Ryujin
Legend
Most of that dense starfield is just that - a starfield, not a collection of known objects. Something less than 1% of the stars in that dense starfield have been cataloged.
Now, note that I also spoke about occultation of "bright" stars. That's because there are actually lots of stars in the catalog. Too many. Like, a bit short of 950 million in the Guide Star Catalog. There is no way you're going to watch to see which of 950 million stars got occulted. It doesn't matter how impressive your computer power is. The fact of the matter is that we are not *constantly watching* 950 million objects. We are not taking nightly catalogs of the entire sky that resolves each star. We have not even taken nightly catalogs of the regions we suspect the planet is in, because we had no reason to. The data you'd want simply has not been collected.

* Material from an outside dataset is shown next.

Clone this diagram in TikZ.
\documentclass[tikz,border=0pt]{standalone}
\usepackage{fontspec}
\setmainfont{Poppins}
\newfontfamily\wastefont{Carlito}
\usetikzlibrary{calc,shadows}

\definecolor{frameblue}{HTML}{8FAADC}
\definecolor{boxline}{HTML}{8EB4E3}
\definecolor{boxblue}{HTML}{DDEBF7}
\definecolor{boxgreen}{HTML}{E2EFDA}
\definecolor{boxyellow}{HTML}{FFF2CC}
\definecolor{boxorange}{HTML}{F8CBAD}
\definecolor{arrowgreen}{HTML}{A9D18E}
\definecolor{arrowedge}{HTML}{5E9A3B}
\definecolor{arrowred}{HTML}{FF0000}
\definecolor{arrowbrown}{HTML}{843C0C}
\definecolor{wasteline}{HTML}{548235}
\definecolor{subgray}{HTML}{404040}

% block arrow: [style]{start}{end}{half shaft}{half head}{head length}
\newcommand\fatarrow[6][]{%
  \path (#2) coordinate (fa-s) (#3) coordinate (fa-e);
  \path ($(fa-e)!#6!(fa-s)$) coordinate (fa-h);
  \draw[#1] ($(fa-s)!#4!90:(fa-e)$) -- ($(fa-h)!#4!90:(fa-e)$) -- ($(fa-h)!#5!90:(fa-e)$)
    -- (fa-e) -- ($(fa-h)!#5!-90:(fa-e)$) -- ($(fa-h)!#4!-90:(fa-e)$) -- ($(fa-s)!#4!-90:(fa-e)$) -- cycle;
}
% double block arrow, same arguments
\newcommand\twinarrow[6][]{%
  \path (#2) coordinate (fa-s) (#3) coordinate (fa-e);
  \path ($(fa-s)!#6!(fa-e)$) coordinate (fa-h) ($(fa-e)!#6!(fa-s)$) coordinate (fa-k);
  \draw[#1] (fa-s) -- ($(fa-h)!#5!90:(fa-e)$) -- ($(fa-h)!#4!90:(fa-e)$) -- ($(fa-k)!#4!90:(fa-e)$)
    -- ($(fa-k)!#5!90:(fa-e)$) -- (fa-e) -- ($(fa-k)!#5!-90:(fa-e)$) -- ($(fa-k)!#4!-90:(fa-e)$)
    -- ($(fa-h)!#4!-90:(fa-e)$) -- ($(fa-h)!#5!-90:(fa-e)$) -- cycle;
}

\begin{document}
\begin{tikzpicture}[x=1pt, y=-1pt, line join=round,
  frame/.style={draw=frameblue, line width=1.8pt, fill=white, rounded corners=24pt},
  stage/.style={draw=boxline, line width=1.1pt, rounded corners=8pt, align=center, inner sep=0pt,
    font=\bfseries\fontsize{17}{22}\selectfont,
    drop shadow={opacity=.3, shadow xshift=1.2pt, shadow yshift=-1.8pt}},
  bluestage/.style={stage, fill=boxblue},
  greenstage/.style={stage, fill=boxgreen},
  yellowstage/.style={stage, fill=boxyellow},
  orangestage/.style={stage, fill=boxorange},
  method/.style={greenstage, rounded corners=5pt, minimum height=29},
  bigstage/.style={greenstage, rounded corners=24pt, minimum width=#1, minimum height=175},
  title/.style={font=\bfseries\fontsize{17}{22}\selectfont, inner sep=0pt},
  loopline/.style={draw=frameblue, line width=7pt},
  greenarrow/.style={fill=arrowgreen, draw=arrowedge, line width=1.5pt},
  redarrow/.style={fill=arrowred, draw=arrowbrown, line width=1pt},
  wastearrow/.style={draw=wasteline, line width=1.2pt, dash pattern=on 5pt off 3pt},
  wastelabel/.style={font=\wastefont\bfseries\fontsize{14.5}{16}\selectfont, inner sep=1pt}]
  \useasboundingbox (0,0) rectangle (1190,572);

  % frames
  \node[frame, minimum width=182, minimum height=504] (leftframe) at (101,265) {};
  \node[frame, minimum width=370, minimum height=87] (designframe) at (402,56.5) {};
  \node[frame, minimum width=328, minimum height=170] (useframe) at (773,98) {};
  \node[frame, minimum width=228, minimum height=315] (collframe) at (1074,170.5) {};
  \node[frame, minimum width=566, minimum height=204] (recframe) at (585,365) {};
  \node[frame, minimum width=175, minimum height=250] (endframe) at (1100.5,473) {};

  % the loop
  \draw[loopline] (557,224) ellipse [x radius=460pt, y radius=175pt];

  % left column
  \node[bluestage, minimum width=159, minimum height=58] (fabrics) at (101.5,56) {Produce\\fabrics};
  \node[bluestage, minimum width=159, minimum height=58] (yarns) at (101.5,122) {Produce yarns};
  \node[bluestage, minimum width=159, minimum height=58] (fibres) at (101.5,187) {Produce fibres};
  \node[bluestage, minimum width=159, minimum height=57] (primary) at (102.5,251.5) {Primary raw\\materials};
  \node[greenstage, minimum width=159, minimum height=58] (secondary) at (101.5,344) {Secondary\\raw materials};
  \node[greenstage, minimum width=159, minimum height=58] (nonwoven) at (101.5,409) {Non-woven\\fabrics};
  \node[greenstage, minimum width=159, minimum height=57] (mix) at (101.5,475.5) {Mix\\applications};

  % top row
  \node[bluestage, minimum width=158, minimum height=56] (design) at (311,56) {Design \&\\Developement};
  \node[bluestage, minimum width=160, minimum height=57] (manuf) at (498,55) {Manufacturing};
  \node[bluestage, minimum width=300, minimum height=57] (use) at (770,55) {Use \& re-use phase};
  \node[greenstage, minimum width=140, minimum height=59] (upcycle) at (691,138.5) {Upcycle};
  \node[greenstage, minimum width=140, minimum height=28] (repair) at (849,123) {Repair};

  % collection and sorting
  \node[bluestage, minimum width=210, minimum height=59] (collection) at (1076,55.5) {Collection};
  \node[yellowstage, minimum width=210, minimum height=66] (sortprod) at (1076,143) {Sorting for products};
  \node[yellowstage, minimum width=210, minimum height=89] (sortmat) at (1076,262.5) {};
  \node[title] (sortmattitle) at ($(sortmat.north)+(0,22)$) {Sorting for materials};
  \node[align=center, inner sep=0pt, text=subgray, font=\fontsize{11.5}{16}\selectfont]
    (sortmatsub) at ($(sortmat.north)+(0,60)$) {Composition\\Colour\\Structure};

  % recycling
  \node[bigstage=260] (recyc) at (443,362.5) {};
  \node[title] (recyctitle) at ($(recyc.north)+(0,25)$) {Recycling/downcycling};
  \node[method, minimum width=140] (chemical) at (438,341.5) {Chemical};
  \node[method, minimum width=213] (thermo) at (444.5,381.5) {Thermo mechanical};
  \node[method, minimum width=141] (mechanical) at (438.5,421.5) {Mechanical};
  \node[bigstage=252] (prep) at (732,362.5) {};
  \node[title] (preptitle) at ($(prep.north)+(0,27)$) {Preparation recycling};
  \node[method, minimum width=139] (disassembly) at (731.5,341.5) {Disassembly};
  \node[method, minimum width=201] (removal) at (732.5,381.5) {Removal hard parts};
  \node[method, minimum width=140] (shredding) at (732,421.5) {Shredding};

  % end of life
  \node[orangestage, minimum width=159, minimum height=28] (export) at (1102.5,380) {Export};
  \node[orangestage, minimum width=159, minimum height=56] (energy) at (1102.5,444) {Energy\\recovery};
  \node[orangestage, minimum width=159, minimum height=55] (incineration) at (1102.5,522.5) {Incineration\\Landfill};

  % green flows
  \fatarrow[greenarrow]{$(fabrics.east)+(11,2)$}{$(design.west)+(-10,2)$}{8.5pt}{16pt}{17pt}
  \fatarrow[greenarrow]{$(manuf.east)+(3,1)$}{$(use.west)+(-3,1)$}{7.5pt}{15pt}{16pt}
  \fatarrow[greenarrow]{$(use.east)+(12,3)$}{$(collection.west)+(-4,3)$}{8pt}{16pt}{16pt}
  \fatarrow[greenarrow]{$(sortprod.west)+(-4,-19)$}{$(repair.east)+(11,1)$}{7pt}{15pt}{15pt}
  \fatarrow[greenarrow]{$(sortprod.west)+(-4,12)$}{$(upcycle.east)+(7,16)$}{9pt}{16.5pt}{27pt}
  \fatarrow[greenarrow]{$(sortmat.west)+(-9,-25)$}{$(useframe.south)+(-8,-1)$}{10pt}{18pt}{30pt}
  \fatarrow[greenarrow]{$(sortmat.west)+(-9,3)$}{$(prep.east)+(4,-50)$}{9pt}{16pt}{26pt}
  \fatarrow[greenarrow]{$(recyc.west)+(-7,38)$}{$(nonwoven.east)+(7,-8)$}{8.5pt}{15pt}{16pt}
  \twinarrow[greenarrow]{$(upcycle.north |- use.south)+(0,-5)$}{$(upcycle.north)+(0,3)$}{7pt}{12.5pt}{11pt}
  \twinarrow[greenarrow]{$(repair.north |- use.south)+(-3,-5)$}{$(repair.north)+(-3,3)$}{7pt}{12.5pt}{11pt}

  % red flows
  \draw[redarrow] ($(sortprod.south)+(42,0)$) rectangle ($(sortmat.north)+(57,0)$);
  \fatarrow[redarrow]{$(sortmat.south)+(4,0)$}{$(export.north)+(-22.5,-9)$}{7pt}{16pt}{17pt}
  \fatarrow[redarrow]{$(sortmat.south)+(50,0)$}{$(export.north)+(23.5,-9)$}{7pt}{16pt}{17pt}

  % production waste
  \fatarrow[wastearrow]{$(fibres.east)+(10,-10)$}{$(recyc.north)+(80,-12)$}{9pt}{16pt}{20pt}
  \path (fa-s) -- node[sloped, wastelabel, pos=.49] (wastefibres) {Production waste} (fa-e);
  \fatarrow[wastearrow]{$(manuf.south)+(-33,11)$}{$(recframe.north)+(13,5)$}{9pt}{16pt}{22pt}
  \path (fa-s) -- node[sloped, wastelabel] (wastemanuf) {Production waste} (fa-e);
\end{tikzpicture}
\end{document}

Specifically bright stars, however, get a bit more attention, but there are far fewer of them, and that leads to the problem that in all likelihood, none of those *just happen* to be in the path.
In addition, as I've been writing I've been realizing - we are talking about a thing that has an orbital period of 10,000 to 20,000 years. That means, since the time of Galileo, it has gone across an arc of *at most* 14 degrees of sky - a smidge less than the distance across the sky the Sun or Moon moves in an hour. In the time that we've had really serious telescopes and major catalogs such that we might have seen the occultation, it has gone more like 1 degree of sky - the distance the Sun or Moon moves in about 4 minutes (plus a little bit for parallax).
So, not a lot of opportunity for occultation.
Not having data on the stars in question would certainly be an issue. Not 'constantly watching' 950 million objects does not preclude them being in arcs that are being actively viewed. True, the swept arc caused by our movement with respect to a proposed object might not get anywhere near something we'd see in our lifetimes, or many multiples thereof.